- Cory W. Sharp is an intern architect at FEH Design in Des Moines and the current president of the Young Professionals Connection
Kim Hanken, a friend of mine from Ankeny, was sharing some thoughts about the benefits of community involvement for young professionals. Since I couldn't have said them any better, I thought I'd go ahead and share them straight from her.
"What I’ve learned most about my community involvement is how much it has made me grow not only as an individual but as a professional," said Kim, who serves on the boards of directors for Ankeny Young Professionals, Art for Ankeny and YP Iowa.
Right off the bat, that's a powerful double dividend for young professionals.
She said the relationships she's created and maintained through the various community activities she's been involved in "have helped me succeed in a career that requires the 'who you know' element."

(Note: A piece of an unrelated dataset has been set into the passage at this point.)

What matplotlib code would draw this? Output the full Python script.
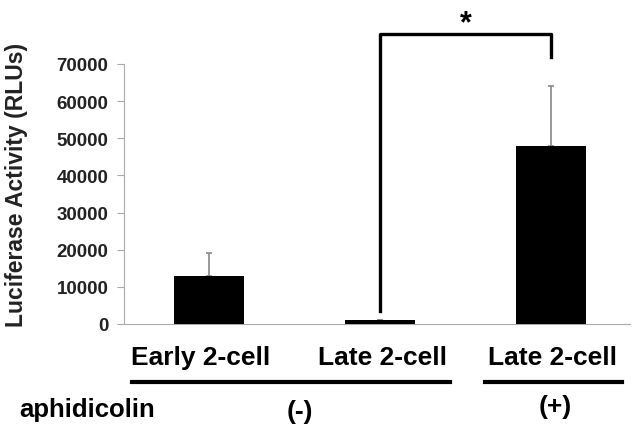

"It has also built a strong sense of loyalty within me to my city. By creating personal buy-in to the success and growth of my community, I’ve discovered how important I am to the future of the city we call home," she explained. "Many of my strengths that I use at work were discovered -- and continue to be discovered and tuned -- through giving my time to my community."
In the process, her love for networking, connecting and collaborating has helped her learn how to work with people who have a wide variety of personalities, backgrounds and priorities.
She believes that employers also receive big dividends when they encourage young professionals to be involved in community activities. (This topic of community involvement is so important for young people that I plan on writing about it for the next month or two, beginning with one of the biggest questions: How do I find the right company that encourages community involvement or convince my current boss that it's worthwhile for our company to let me be more involved?)
"Oftentimes we get caught up in the return on investment of community involvement and we forget that ROI doesn’t have to mean dollar signs. ROI can be skills and traits. It can be friendships, mentors or even a life lesson in who you don’t want to be," she said. "The nice thing for your employer is that by sending employees out into the community you are empowering them to care, to be passionate, and enriching their lives without spending an extra cent."
Kim also makes the point that you don't have to spend years and years … and years before reaping those dividends. She has said that she really didn't get involved in her community in a big way before 2013. In 2014, she was named the Ankeny Young Professional of the Year. A year later, she was recognized as the Ambassador of the Year by the Ankeny Chamber of Commerce.
One more thing about Kim -- she's a mom to four children.
If she can become involved in her community in such a big way with her commitment-packed schedule, what could possibly hold the rest of us back from doing the same thing?